O projeto de lei que trata dos criptoativos já tramita desde 2015 e parece que agora, finalmente, está em vias de ser aprovado pelo Congresso. Ao longo de quase sete anos de debates o projeto sofreu mudanças muito profundas, com sugestões produzidas pelos mais diversos atores da sociedade.
Dentre as diferenças entre a versão que saiu da Câmara dos Deputados e a que agora retorna, com mudanças feitas pelo Senado, há uma de fundo, não tão explícita, mas muito relevante: qual tipo de lei devemos ter? Uma lei mais geral e que estimule a concorrência de produtos e serviços financeiros (versão da Câmara) ou uma lei mais específica e restritiva com relação à inovação (versão do Senado)? A tendência é que prevaleça a primeira, se o relatório do Deputado Expedito for aprovado. E isso é positivo.
Dentre as diferenças podemos apontar que a versão da Câmara, por exemplo, não impõe segregação patrimonial. A do Senado impõe. Segregação patrimonial é a obrigação para que os recursos depositados pelos clientes não se misturem, nem entre si, nem entre os ativos dos clientes e da corretora. Esse é o modelo das ações e das cotas dos fundos de investimentos, por exemplo. As ações que determinada pessoa detém não se misturam com as ações de outros clientes. Já nos bancos o modelo é diferente: os recursos (o dinheiro) podem se misturar, contanto que o banco garanta os saques e as transferências quando solicitado pelos clientes.

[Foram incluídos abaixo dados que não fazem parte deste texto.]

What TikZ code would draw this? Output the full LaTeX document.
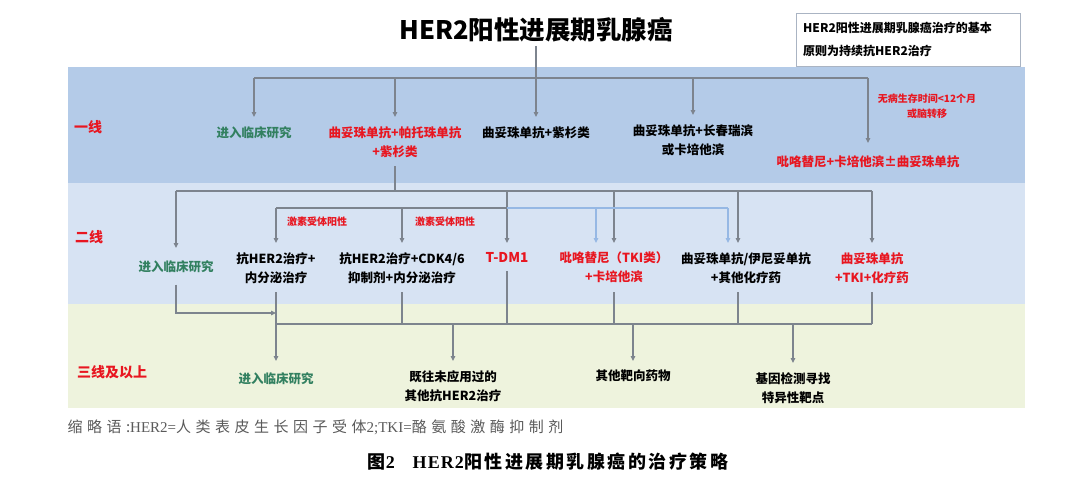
\documentclass[tikz,border=0pt]{standalone}
\usepackage{fontspec}
\setmainfont{Noto Sans CJK SC}
\newfontfamily\capcjk[LetterSpace=30]{Noto Sans CJK SC}
\newfontfamily\capser{Liberation Serif}
\newfontfamily\titcjk[LetterSpace=14]{Noto Sans CJK SC}
\newfontfamily\titser[LetterSpace=6]{Liberation Serif}
\usetikzlibrary{arrows.meta}
\definecolor{bandA}{RGB}{180,203,232}
\definecolor{bandB}{RGB}{215,227,243}
\definecolor{bandC}{RGB}{238,243,221}
\definecolor{lnc}{RGB}{125,132,142}
\definecolor{bluel}{RGB}{150,184,228}
\definecolor{redt}{RGB}{232,22,32}
\definecolor{greent}{RGB}{50,128,96}
\definecolor{capgray}{RGB}{90,90,90}
\definecolor{notedraw}{RGB}{170,180,195}

\begin{document}
\begin{tikzpicture}[x=1pt,y=-1pt,>={Triangle[length=5pt,width=4.5pt]},
    line/.style={draw=lnc,line width=1.1pt},
    blueline/.style={draw=bluel,line width=1.1pt},
    txt/.style={font=\bfseries\fontsize{12.5}{19}\selectfont,align=center,
      inner xsep=2pt,inner ysep=9pt,anchor=north},
    small/.style={font=\bfseries\fontsize{10}{15}\selectfont,align=center,text=redt},
    lvl/.style={font=\bfseries\fontsize{14}{14}\selectfont,text=redt},
    notebox/.style={draw=notedraw,fill=white,align=left,text width=210pt,
      inner xsep=7pt,minimum height=53pt,font=\bfseries\fontsize{12}{23}\selectfont}]
    \useasboundingbox (0,0) rectangle (1080,482);
    % bands
    \fill[white] (0,0) rectangle (1080,482);
    \fill[bandA] (68,67) rectangle (1025,183);
    \fill[bandB] (68,183) rectangle (1025,304);
    \fill[bandC] (68,304) rectangle (1025,408);

    \node[font=\bfseries\fontsize{25.5}{25}\selectfont] (title) at (536,30) {HER2阳性进展期乳腺癌};
    \node[notebox,anchor=north west] (note) at (796,13) {HER2阳性进展期乳腺癌治疗的基本\\原则为持续抗HER2治疗};

    \node[lvl] (l1) at (88,127) {一线};
    \node[lvl] (l2) at (89,237) {二线};
    \node[lvl] (l3) at (112,372) {三线及以上};

    % first line
    \coordinate (j1) at (536,78);
    \node[txt,text=greent] (ct1) at (254,117) {进入临床研究};
    \node[txt,text=redt] (tph) at (395,117) {曲妥珠单抗+帕托珠单抗\\+紫杉类};
    \node[txt] (tt) at (536,117) {曲妥珠单抗+紫杉类};
    \node[txt] (tvc) at (693,115) {曲妥珠单抗+长春瑞滨\\或卡培他滨};
    \node[txt,text=redt,inner ysep=12pt] (pcx) at (868,143) {吡咯替尼+卡培他滨±曲妥珠单抗};
    \node[small] (dfs) at (927,106) {无病生存时间<12个月\\或脑转移};

    \draw[line,->] (title.south) -- (tt.north);
    \draw[line] (ct1.north |- j1) -- (pcx.north |- j1);
    \foreach \n in {ct1,tph,tvc,pcx}
      \draw[line,->] (\n.north |- j1) -- (\n.north);

    % second line
    \coordinate (j2) at (395,191);
    \coordinate (j3) at (507,208);
    \node[txt,text=greent,inner ysep=12pt] (ct2) at (176,248) {进入临床研究};
    \node[txt] (ah) at (276,243) {抗HER2治疗+\\内分泌治疗};
    \node[txt] (cdk) at (402,243) {抗HER2治疗+CDK4/6\\抑制剂+内分泌治疗};
    \node[txt,text=redt,font=\bfseries\fontsize{13.5}{19}\selectfont] (tdm) at (507,243) {T-DM1};
    \node[txt,text=redt] (pyr) at (614,243) {吡咯替尼（TKI类）\\+卡培他滨};
    \node[txt] (tzo) at (746,243) {曲妥珠单抗/伊尼妥单抗\\+其他化疗药};
    \node[txt,text=redt] (tkc) at (872,243) {曲妥珠单抗\\+TKI+化疗药};
    \node[small] (hr1) at (317,222) {激素受体阳性};
    \node[small] (hr2) at (445,222) {激素受体阳性};
    \coordinate (pyrb) at ([xshift=-18pt]pyr.north);
    \coordinate (tzog) at ([xshift=-8pt]tzo.north);
    \coordinate (tzob) at ([xshift=-18pt]tzo.north);

    \draw[line] (tph.south) -- (j2);
    \draw[line] (ct2.north |- j2) -- (tkc.north |- j2);
    \foreach \n in {ct2,tdm,pyr,tkc}
      \draw[line,->] (\n.north |- j2) -- (\n.north);
    \draw[line,->] (tzog |- j2) -- (tzog);
    \draw[line] (ah.north |- j3) -- (j3);
    \foreach \n in {ah,cdk}
      \draw[line,->] (\n.north |- j3) -- (\n.north);
    \draw[blueline] (j3) -- (tzob |- j3);
    \draw[blueline,->] (pyrb |- j3) -- (pyrb);
    \draw[blueline,->] (tzob |- j3) -- (tzob);

    % third line and beyond
    \coordinate (j4) at (276,324);
    \coordinate (j5) at (276,313);
    \node[txt,text=greent,inner ysep=11pt] (ct3) at (276,361) {进入临床研究};
    \node[txt] (ov) at (453,361) {既往未应用过的\\其他抗HER2治疗};
    \node[txt] (otg) at (633,361) {其他靶向药物};
    \node[txt] (gen) at (793,363) {基因检测寻找\\特异性靶点};

    \draw[line] (j4) -- (tkc.south |- j4);
    \foreach \n in {cdk,tdm,pyr,tkc}
      \draw[line] (\n.south) -- (\n.south |- j4);
    \draw[line] (tzog |- tzo.south) -- (tzog |- j4);
    \draw[line,->] (ah.south) -- (ct3.north);
    \draw[line,->] (ct2.south) |- (j5);
    \foreach \n in {ov,otg,gen}
      \draw[line,->] (\n.north |- j4) -- (\n.north);

    % caption
    \node[anchor=west,text=capgray,font=\capcjk\fontsize{15}{15}\selectfont] (abbr) at (64,427)
      {缩略语:{\capser HER2=}人类表皮生长因子受体{\capser 2;TKI=}酪氨酸激酶抑制剂};
    \node[font=\titcjk\bfseries\fontsize{18}{18}\selectfont] (cap) at (548,462)
      {图{\titser 2}\quad{\titser HER2}阳性进展期乳腺癌的治疗策略};
\end{tikzpicture}
\end{document}
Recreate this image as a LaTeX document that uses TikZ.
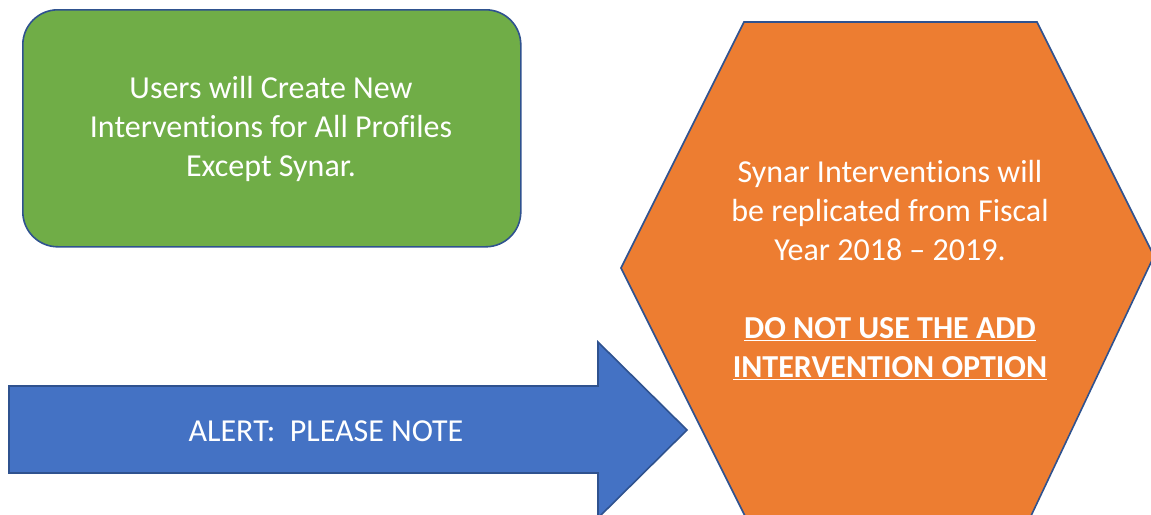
\documentclass[tikz,border=0pt]{standalone}
\usepackage{fontspec}
\setmainfont{Carlito}[Ligatures={NoCommon}]
\begin{document}
\begin{tikzpicture}[x=1pt,y=-1pt,
  edge/.style={draw=outlineblue,line width=1.6pt,line join=miter},
  label/.style={text=white,font=\fontsize{32}{39}\selectfont,align=center,inner sep=0pt}]
\definecolor{outlineblue}{HTML}{2F528F}
\definecolor{boxgreen}{HTML}{70AD47}
\definecolor{hexorange}{HTML}{ED7D31}
\definecolor{arrowblue}{HTML}{4472C4}
\useasboundingbox (0,0) rectangle (1151,514);

% green rounded box
\node[edge,fill=boxgreen,rounded corners=35pt,minimum width=498pt,minimum height=237pt,
      anchor=north west] (usersbox) at (22,9) {};
\node[label] (userstext) at (271,129)
  {Users will Create New\\Interventions for All Profiles\\Except Synar.};

% orange hexagon, running past the lower edge
\coordinate (hexTL) at (744,22);
\coordinate (hexTR) at (1037,22);
\coordinate (hexR) at (1154,256);
\coordinate (hexBR) at (1030,518);
\coordinate (hexBL) at (746,518);
\coordinate (hexL) at (621,268);
\draw[edge,fill=hexorange] (hexTL) -- (hexTR) -- (hexR) -- (hexBR) -- (hexBL) -- (hexL) -- cycle;
\node[label] (synartext) at (890,270)
  {Synar Interventions will\\be replicated from Fiscal\\Year 2018 – 2019.\\[39pt]
   \textbf{\underline{DO NOT USE THE ADD}}\\\textbf{\underline{INTERVENTION OPTION}}};

% blue block arrow
\coordinate (shaftTL) at (9,386);
\coordinate (shaftTR) at (598,386);
\coordinate (headT) at (598,342);
\coordinate (tip) at (687,430);
\coordinate (headB) at (598,518);
\coordinate (shaftBR) at (598,473);
\coordinate (shaftBL) at (9,473);
\draw[edge,fill=arrowblue] (shaftTL) -- (shaftTR) -- (headT) -- (tip) -- (headB) -- (shaftBR) -- (shaftBL) -- cycle;
\node[label] (alerttext) at (326,431) {ALERT:\ \ PLEASE NOTE};
\end{tikzpicture}
\end{document}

Talvez o leitor, se questionado sobre qual modelo prefere, diria: “o da segregação, prefiro meus ativos segregados”. Mas a verdade é que não existe uma resposta geral sobre qual modelo é melhor ou pior. O modelo que é melhor para um determinado contexto pode não ser para o outro. E exatamente por não entrar nesse aspecto é que o projeto da Câmara é melhor que o do Senado. Reparem para um detalhe: a versão da Câmara não diz que segregação é proibida. Ele apenas não diz nada sobre isso. Delega para os agentes técnicos especializados essa regulação, e este poderá, em determinados casos, impor a segregação patrimonial. Em outros, não.
E assim o é em relação a todos os demais ativos. Não há lei que diga que o ouro, por exemplo, deva ser armazenado com segregação patrimonial e que moeda seja armazenada sem segregação. Isso quem determina são os reguladores. A CVM impõe segregação patrimonial para fundos. O Banco Central e o Conselho Monetário Nacional não impõem segregação para instituições financeiras, como bancos, mas em contrapartida impõe o cumprimento de uma série de outras obrigações, como compulsórios, transparências nos balanços, o Fundo Garantidor de Crédito – FGC etc.
A ausência de segregação não quer dizer que o sistema esteja em risco. Basta que se observe que nosso sistema financeiro tem funcionado muito bem, sem riscos sistêmicos, faz décadas. Somos, inclusive, exemplo global, graças à alta qualificação dos regulares desse setor – leia-se CVM e Banco Central especialmente.
Além de não trazer mais segurança, impor segregação obrigatória pela lei limitaria, desde já, toda uma vasta gama de produtos que já existem ou que podem vir a existir. Os criptoativos ficariam restritos a ativos assemelhados a ações ou cotas de fundos.
Há, de fato, alguns criptoativos que se comportam apenas como ações ou cotas de fundos. E nesse casos o regulador irá determinar a segregação patrimonial, simplesmente aplicando a regulação existente. Mas há projetos de criptoativos muito mais complexos e inovadores, como aqueles de finanças descentralizadas, projetos de empréstimos de criptoativos e projetos que os utilizam como meio de pagamento, como se moeda fossem, apenas para citar alguns. E nesses casos provavelmente o regulador não irá impor a segregação, mas sim a apresentação de garantias, como é feito junto aos bancos com os compulsórios ou o FGC já citados.
O projeto de lei poderá, a depender de como for aprovado, ser um estímulo à inovação, à criação novos produtos e serviços financeiros e até mesmo à entrada de novos atores. Se aprovado em sua versão origina da Câmara, sem a obrigatoriedade da segregação patrimonial, tal como sugere o relatório do Deputado Expedito, ele estimulará a competitividade e poderá até mesmo impactar no barateamento do crédito no País, através de projetos baseados em criptoativos. Se, entretanto, os deputados optarem pela versão do Senado, com a segregação patrimonial obrigatória, os criptoativos serão tratados apenas como ativos tradicionais, limitando seu acesso àqueles com interesses meramente especulativos.